Baca berita dengan sedikit iklan, klik di sini
SEMPRITAN kecil itu bila ditiup menimbulkan bunyi cericit-cuit-cuit burung. Suaranya seperti burung-burung yang bergembira meloncat dari ranting ke ranting. Sempritan dari bambu itu dibeli komponis Rahayu Supanggah di sebuah kios di Tanah Lot, Bali. ”Cuma lima ribuan,” katanya.
Panggah menggunakan alat musik mainan anak-anak itu dalam latihannya bersama Kronos Quartet. David Harrington (violin), John Sherba (violin), Hank Dutt (viola), dan Jeffrey Zeigler (cello), empat anggota Kronos Quartet, membebaskan Rahayu Supanggah menggunakan instrumen apa saja—yang dibeli di pasar atau kios-kios di lokasi wisata Bali. Itulah suasana pementasan kolaborasi Rahayu Supanggah dan Kronos Quartet di Ubud. Pekan lalu, seusai konsernya di Australia, Kronos khusus terbang ke Bali untuk menemui Supanggah. Selama seminggu mereka berlatih bersama di Purnati Art Centre, Ubud.
Kronos Quartet dibentuk pada 1973 oleh David Harrington di Seattle. Pada 1978, mereka berdomisili di San Francisco. Kronos terkenal sebagai kuartet gesek yang memainkan karya komposer avant garde Amerika seperti Steve Reich Phillip dan Terry Rilley. Mereka juga kerap memainkan eksperimen di dunia rock seperti karya David Bowie dan Bjork. Kolaborasi mereka dengan komposer lintas benua dari Afrika sampai Azerbaijan sudah tak terhitung. Mereka, misalnya, pernah bermain bersama maestro alat musik pipa dari Cina, Wu Man. Album terbaru mereka, Floodplain, bekerja sama dengan band asal Palestina, Ramallah Underground. Dan semenjak empat tahun lalu mereka mengincar Rahayu Supanggah.

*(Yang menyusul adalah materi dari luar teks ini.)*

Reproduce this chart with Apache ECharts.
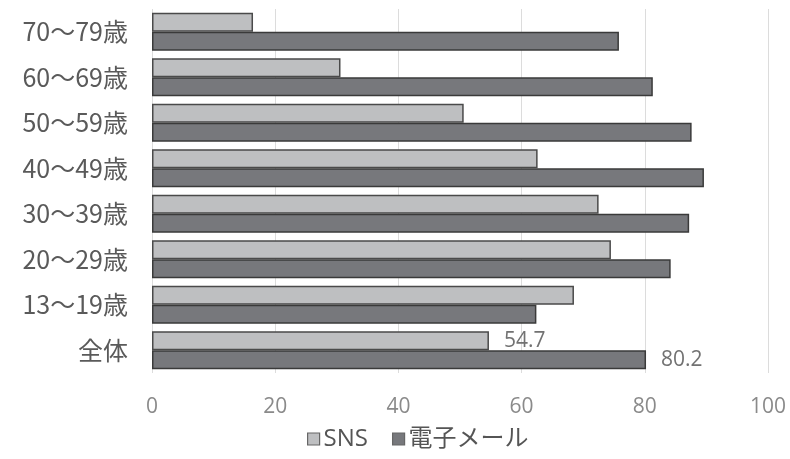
<!DOCTYPE html>
<html>
<head>
<meta charset="utf-8">
<script src="https://cdn.jsdelivr.net/npm/echarts@6/dist/echarts.min.js"></script>
<style>
  html, body { margin: 0; padding: 0; background: #fff; }
  #chart { width: 790px; height: 459px; }
</style>
</head>
<body>
<div id="chart"></div>
<script>
// Age groups, listed bottom to top along the category axis
const categories = ['全体', '13～19歳', '20～29歳', '30～39歳', '40～49歳', '50～59歳', '60～69歳', '70～79歳'];
const snsValues = [54.7, 68.5, 74.5, 72.5, 62.6, 50.6, 30.6, 16.4];
const mailValues = [80.2, 62.4, 84.2, 87.2, 89.6, 87.6, 81.3, 75.8];
const seriesNames = ['SNS', '電子メール'];
const xTicks = [0, 20, 40, 60, 80, 100];

const CJK_FONT = '"Noto Sans CJK JP", "Noto Sans", sans-serif';
const NUM_FONT = '"Open Sans", "Noto Sans CJK JP", sans-serif';

// Only the overall row carries a value label
function withLabels(values) {
  return values.map((v, i) => i === 0
    ? { value: v, label: { show: true, position: 'right', distance: 15, color: '#727272', fontSize: 21, fontFamily: NUM_FONT } }
    : v);
}

const chart = echarts.init(document.getElementById('chart'));
chart.setOption({
  animation: false,
  backgroundColor: '#fff',
  grid: { left: 152, right: 22, top: 9, bottom: 86 },
  legend: {
    bottom: 3,
    left: 302,
    icon: 'rect',
    itemWidth: 12,
    itemHeight: 12,
    itemGap: 24,
    itemStyle: { borderColor: '#666', borderWidth: 1.2 },
    textStyle: { fontSize: 24, color: '#555', fontFamily: NUM_FONT, padding: [0, 0, 0, -1] },
    data: seriesNames
  },
  xAxis: {
    type: 'value',
    min: xTicks[0],
    max: xTicks[xTicks.length - 1],
    interval: 20,
    axisLine: { show: false },
    axisTick: { show: false },
    axisLabel: { color: '#8a8a8a', fontSize: 21, fontFamily: NUM_FONT, margin: 24 },
    splitLine: { lineStyle: { color: '#dcdcdc', width: 1 } }
  },
  yAxis: {
    type: 'category',
    data: categories,
    axisLine: { show: false },
    axisTick: { show: false },
    axisLabel: { color: '#5a5a5a', fontSize: 25, fontFamily: CJK_FONT, margin: 24 }
  },
  series: [
    {
      name: seriesNames[0],
      type: 'bar',
      data: withLabels(snsValues),
      barWidth: 19,
      barGap: '0%',
      itemStyle: { color: '#bebfc1', borderColor: '#4a4a4a', borderWidth: 1.5 }
    },
    {
      name: seriesNames[1],
      type: 'bar',
      data: withLabels(mailValues),
      barWidth: 19,
      barGap: '0%',
      itemStyle: { color: '#77787c', borderColor: '#3a3a3a', borderWidth: 1.5 }
    }
  ]
});
</script>
</body>
</html>
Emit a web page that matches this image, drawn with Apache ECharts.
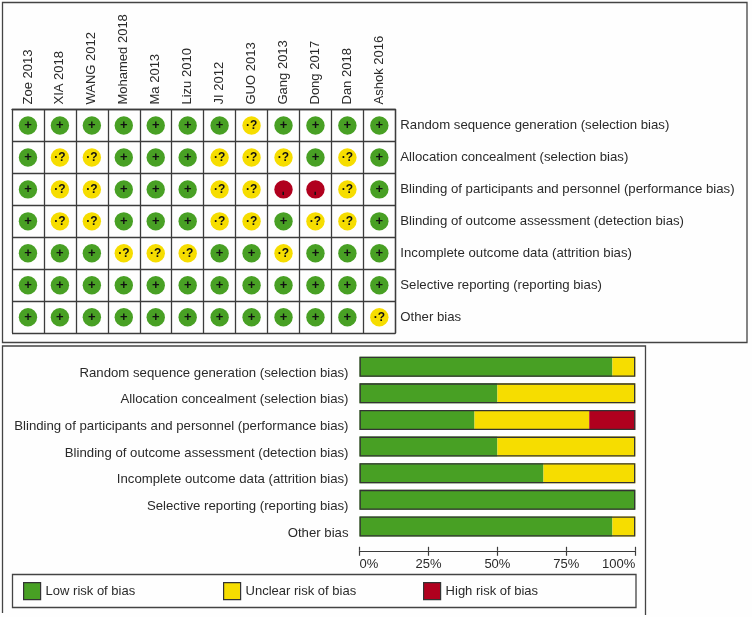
<!DOCTYPE html>
<html>
<head>
<meta charset="utf-8">
<style>html,body{margin:0;padding:0;background:#fefefe}#c{width:752px;height:617px}</style>
<script src="https://cdn.jsdelivr.net/npm/echarts@6/dist/echarts.min.js"></script>
</head>
<body>
<div id="c"></div>
<script>
const studies = ['Zoe 2013','XIA 2018','WANG 2012','Mohamed 2018','Ma 2013','Lizu 2010','JI 2012','GUO 2013','Gang 2013','Dong 2017','Dan 2018','Ashok 2016'];
const domains = ['Random sequence generation (selection bias)','Allocation concealment (selection bias)','Blinding of participants and personnel (performance bias)','Blinding of outcome assessment (detection bias)','Incomplete outcome data (attrition bias)','Selective reporting (reporting bias)','Other bias'];
// one string per domain, one character per study: + low, ? unclear, - high
const judgements = [
  '+++++++?++++',
  '+??+++???+?+',
  '+??+++??--?+',
  '+??+++??+??+',
  '+++???++?+++',
  '++++++++++++',
  '+++++++++++?'
];
const lowPct     = [91.7, 50, 41.7, 50, 66.7, 100, 91.7];
const unclearPct = [8.3, 50, 41.6, 50, 33.3, 0, 8.3];
const highPct    = [0, 0, 16.7, 0, 0, 0, 0];
const outlinePct = [100, 100, 100, 100, 100, 100, 100];
const axisTicks  = [0, 25, 50, 75, 100];
const levels = ['Low risk of bias','Unclear risk of bias','High risk of bias'];
const colors = ['#48a024','#f6dd00','#b0001e'];
const marks  = ['+','?','-'];

const ink = '#2a2a2a', line = '#3c3c3c', font = '"Liberation Sans", Arial, sans-serif';

function pointsFor(mark) {
  const out = [];
  judgements.forEach((row, r) => row.split('').forEach((m, c) => {
    if (m === mark) out.push([studies[c], domains[r]]);
  }));
  return out;
}

const dotSeries = marks.map((m, i) => ({
  name: levels[i], type: 'scatter', xAxisIndex: 0, yAxisIndex: 0,
  symbol: 'circle', symbolSize: 18.4, data: pointsFor(m),
  itemStyle: {color: colors[i], opacity: 1},
  silent: true,
  label: {
    show: true, position: 'inside', formatter: m === '?' ? '·?' : m,
    color: '#111', fontFamily: font, fontWeight: 'bold',
    fontSize: m === '+' ? 13 : m === '?' ? 12 : 13,
    rotate: m === '-' ? 90 : 0,
    offset: m === '-' ? [-4, 0] : [0, 0]
  }
}));

const barValues = [lowPct, unclearPct, highPct];
const barSeries = barValues.map((v, i) => ({
  name: levels[i], type: 'bar', stack: 'risk', xAxisIndex: 1, yAxisIndex: 1,
  barWidth: 20, data: v, itemStyle: {color: colors[i]}, silent: true
}));
const outlineSeries = {
  name: 'outline', type: 'bar', xAxisIndex: 1, yAxisIndex: 1, barWidth: 20, barGap: '-100%',
  data: outlinePct, z: 5, silent: true,
  itemStyle: {color: 'rgba(0,0,0,0)', borderColor: '#333', borderWidth: 1.3}
};

function legendAt(i, left) {
  return {
    left, top: 582, padding: 0, orient: 'horizontal', selectedMode: false,
    itemWidth: 17, itemHeight: 17,
    textStyle: {color: ink, fontFamily: font, fontSize: 13},
    data: [{name: levels[i], icon: 'rect', itemStyle: {color: colors[i], opacity: 1, borderColor: '#333', borderWidth: 1.2}}]
  };
}

const option = {
  animation: false,
  backgroundColor: '#fefefe',
  textStyle: {fontFamily: font},
  legend: [legendAt(0, 23), legendAt(1, 223), legendAt(2, 423)],
  grid: [
    {left: 12, top: 109.5, width: 383.3, height: 223.7, show: false},
    {left: 359.5, top: 353.4, width: 275.8, height: 186.4, show: false}
  ],
  xAxis: [
    {gridIndex: 0, type: 'category', position: 'top', data: studies,
     axisLine: {show: true, lineStyle: {color: line, width: 1.3}}, axisTick: {show: false},
     splitLine: {show: true, lineStyle: {color: line, width: 1.3}},
     axisLabel: {rotate: -90, interval: 0, margin: 5, color: ink, fontFamily: font, fontSize: 13}},
    {gridIndex: 1, type: 'value', min: 0, max: 100, interval: 25, position: 'bottom', offset: 11,
     axisLine: {show: true, onZero: false, lineStyle: {color: line, width: 1.2}},
     axisTick: {show: true, length: 5, lineStyle: {color: line, width: 1.2}},
     splitLine: {show: false},
     axisLabel: {margin: 7, color: ink, fontFamily: font, fontSize: 13,
       alignMinLabel: 'left', alignMaxLabel: 'right',
       customValues: axisTicks, formatter: v => v + '%'}},
    {gridIndex: 1, type: 'value', min: 0, max: 100, interval: 25, position: 'bottom', offset: 11,
     axisLine: {show: false, onZero: false},
     axisTick: {show: true, inside: true, length: 4, lineStyle: {color: line, width: 1.2}},
     splitLine: {show: false}, axisLabel: {show: false}}
  ],
  yAxis: [
    {gridIndex: 0, type: 'category', position: 'right', inverse: true, data: domains,
     axisLine: {show: true, lineStyle: {color: line, width: 1.3}}, axisTick: {show: false},
     splitLine: {show: true, lineStyle: {color: line, width: 1.3}},
     axisLabel: {interval: 0, margin: 5, color: ink, fontFamily: font, fontSize: 13.2}},
    {gridIndex: 1, type: 'category', position: 'left', inverse: true, data: domains,
     axisLine: {show: false}, axisTick: {show: false}, splitLine: {show: false},
     axisLabel: {interval: 0, margin: 11, color: ink, fontFamily: font, fontSize: 13.2, verticalAlign: 'top'}}
  ],
  graphic: [
    {type: 'rect', silent: true, shape: {x: 2.5, y: 2.5, width: 744.5, height: 340},
     style: {fill: 'none', stroke: '#444', lineWidth: 1.3}},
    {type: 'polyline', silent: true, shape: {points: [[2.5, 613], [2.5, 346], [645.5, 346], [645.5, 615]]},
     style: {fill: 'none', stroke: '#444', lineWidth: 1.3}},
    {type: 'rect', silent: true, shape: {x: 12.5, y: 574.5, width: 623.5, height: 33},
     style: {fill: 'none', stroke: '#444', lineWidth: 1.3}}
  ],
  series: [...dotSeries, ...barSeries, outlineSeries]
};
echarts.init(document.getElementById('c'), null, {renderer: 'canvas'}).setOption(option);
</script>
</body>
</html>
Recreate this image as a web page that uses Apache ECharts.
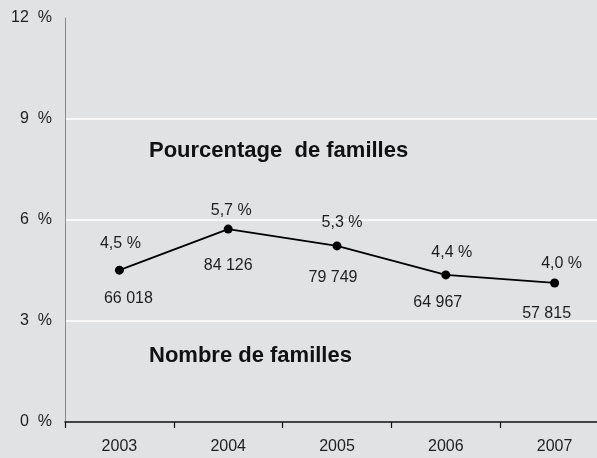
<!DOCTYPE html>
<html><head><meta charset="utf-8">
<script src="https://cdn.jsdelivr.net/npm/echarts@6/dist/echarts.min.js"></script>
<style>html,body{margin:0;padding:0;background:#e1e2e4}#c{width:597px;height:458px}</style>
</head><body><div id="c"></div>
<script>
const years = ['2003', '2004', '2005', '2006', '2007'];
const percentValues = [4.51, 5.73, 5.23, 4.37, 4.13];
const percentLabels = ['4,5 %', '5,7 %', '5,3 %', '4,4 %', '4,0 %'];
const familyCounts = ['66 018', '84 126', '79 749', '64 967', '57 815'];
const yTicks = [0, 3, 6, 9, 12];

const pctOffsets = [[1, -27], [3, -18], [5, -23], [6, -22], [7, -19]];
const cntOffsets = [[9, 28], [0, 37], [-4, 32], [-8, 28], [-8, 31]];

const numFont = {fontFamily: 'Liberation Sans', fontSize: 16, color: '#1e1e1e'};

const chart = echarts.init(document.getElementById('c'), null, {renderer: 'canvas'});
chart.setOption({
  backgroundColor: '#e1e2e4',
  animation: false,
  title: [
    {text: 'Pourcentage  de familles', left: 149, top: 140, padding: 0,
     textStyle: {fontFamily: 'Liberation Sans', fontWeight: 'bold', fontSize: 22, color: '#111'}},
    {text: 'Nombre de familles', left: 149, top: 345, padding: 0,
     textStyle: {fontFamily: 'Liberation Sans', fontWeight: 'bold', fontSize: 22, color: '#111'}}
  ],
  grid: {left: 65, width: 544, top: 18, height: 404, containLabel: false, outerBoundsMode: 'none'},
  xAxis: {
    type: 'category', data: years, boundaryGap: true,
    axisLine: {show: true, lineStyle: {color: '#111', width: 1.5}},
    axisTick: {show: true, length: 6, lineStyle: {color: '#111', width: 1.2}},
    axisLabel: Object.assign({margin: 17}, numFont),
    splitLine: {show: false}
  },
  yAxis: {
    type: 'value', min: yTicks[0], max: yTicks[yTicks.length - 1], interval: 3,
    axisLine: {show: true, lineStyle: {color: '#8a8a8a', width: 1}},
    axisTick: {show: false},
    axisLabel: Object.assign({margin: 13, formatter: v => v + '  %'}, numFont),
    splitLine: {show: true, lineStyle: {color: ['rgba(0,0,0,0)', '#ffffff', '#ffffff', '#ffffff', 'rgba(0,0,0,0)'], width: 1.5}}
  },
  series: [
    {
      type: 'line', z: 5,
      data: percentValues.map((v, i) => ({value: v, label: {offset: pctOffsets[i]}})),
      symbol: 'circle', symbolSize: 9,
      itemStyle: {color: '#000'},
      lineStyle: {color: '#000', width: 1.8},
      label: Object.assign({show: true, position: 'inside', formatter: p => percentLabels[p.dataIndex]}, numFont)
    },
    {
      type: 'line', z: 4,
      data: percentValues.map((v, i) => ({value: v, label: {offset: cntOffsets[i]}})),
      symbol: 'circle', symbolSize: 1,
      itemStyle: {color: 'rgba(0,0,0,0)'},
      lineStyle: {opacity: 0, width: 0},
      label: Object.assign({show: true, position: 'inside', formatter: p => familyCounts[p.dataIndex]}, numFont)
    }
  ]
});
</script></body></html>
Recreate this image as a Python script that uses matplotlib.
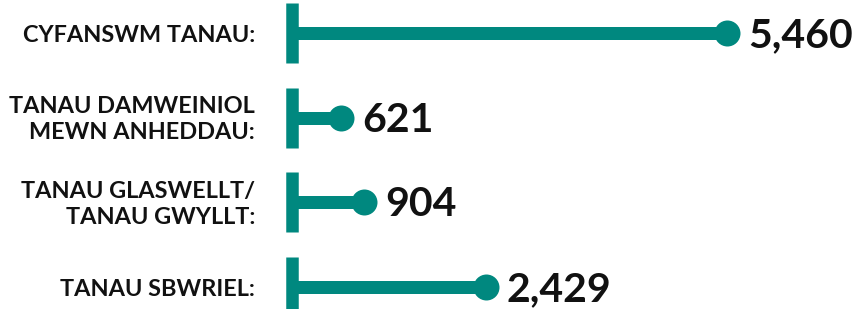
import matplotlib.pyplot as plt

# data
labels = [
    ['CYFANSWM TANAU:'],
    ['TANAU DAMWEINIOL', 'MEWN ANHEDDAU:'],
    ['TANAU GLASWELLT/', 'TANAU GWYLLT:'],
    ['TANAU SBWRIEL:'],
]
values = [5460, 621, 904, 2429]
value_text = ['5,460', '621', '904', '2,429']

teal = '#00887f'
W, H, DPI = 867, 309, 100
PT = 72 / DPI  # points per pixel

plt.rcParams['font.family'] = ['Lato', 'DejaVu Sans']

fig = plt.figure(figsize=(W / DPI, H / DPI), dpi=DPI)
ax = fig.add_axes([0, 0, 1, 1])
ax.axis('off')

# pixel layout: zero at x=292px, 0.0797 px per unit; rows 84.7px apart from y=33px
x0, scale = 292, 0.0797
y0, step = 33, 84.7
ax.set_xlim(-x0 / scale, (W - x0) / scale)
ax.set_ylim((H - y0) / step, -y0 / step)

half = 30 / step
for i, (lab, v, vt) in enumerate(zip(labels, values, value_text)):
    ax.plot([0, v], [i, i], color=teal, lw=13 * PT, solid_capstyle='butt', zorder=2)
    ax.plot([0, 0], [i - half, i + half], color=teal, lw=12.5 * PT, solid_capstyle='butt', zorder=3)
    ax.plot([v], [i], 'o', color=teal, ms=26 * PT, mew=0, zorder=4)

    # value text
    ax.annotate(vt, xy=(v, i), xytext=(21 * PT, -14 * PT), textcoords='offset points',
                ha='left', va='baseline', fontsize=41 * PT, fontweight='bold', color='#111111')

    # category label, one text per line
    cap = 17
    n = len(lab)
    for k, line in enumerate(lab):
        base = (k - (n - 1) / 2) * 26 + cap / 2
        ax.annotate(line, xy=(0, i), xytext=(-37 * PT, -base * PT), textcoords='offset points',
                    ha='right', va='baseline', fontsize=23.5 * PT, fontweight='bold', color='#111111')

fig.savefig('out.png', dpi=DPI, facecolor='white')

”Kami berkenalan dengan Rahayu Supanggah melalui Restu Imansari,” kata Harrington. Harrington mengagumi komposisi Supanggah tatkala Panggah menjadi penata musik Robert Wilson dalam I La Galigo, lakon yang pementasannya melibatkan Restu sebagai koordinator artistik. Agaknya, kerja sama Panggah dengan Robert Wilson melambungkan nama Supanggah di panggung musik kontemporer. ”Kami juga mendengar komposisi Panggah yang dibuatnya untuk film Opera Jawa,” Harrington menambahkan. Kronos tertarik karena keterampilan Panggah bermain gender. Dalam kolaborasi, instrumen utama yang dimainkan Panggah adalah gender.
Tahun lalu Panggah datang ke sarang Kronos di San Francisco. ”Kronos itu kalau dalam cerita wayang ibarat Ramaparasu,” kata Panggah, tertawa. Ramaparasu adalah brahmana dalam kisah Mahabharata yang senantiasa mengembara dan menantang kesaktian setiap kesatria. Adapun Kronos menantang berbagai komposer di dunia untuk membuat komposisi sesulit apa pun untuk mereka mainkan. Di San Francisco, Kronos meminta Panggah membuat sebuah karya. ”Tiga hari saya stres,” kata Panggah. Ia bingung hendak memulai dari mana, karena ia tidak terbiasa membuat komposisi musik bertolak dari partitur not balok.
”Kami kemudian lebih banyak diskusi,” tutur Panggah. Menurut Panggah, ada beberapa cara yang ditempuhnya untuk mengemukakan ide-ide komposisinya kepada Kronos. ”Saya mula-mula menguji kepekaan pendengaran mereka. Ia memainkan rebab, lalu ia minta anggota Kronos menirukan dengan gesekan violin. Ia juga mencoba menulis dengan angka-angka, meminta Kronos menafsirkannya, dan ternyata Kronos mampu menerjemahkan ke notasi.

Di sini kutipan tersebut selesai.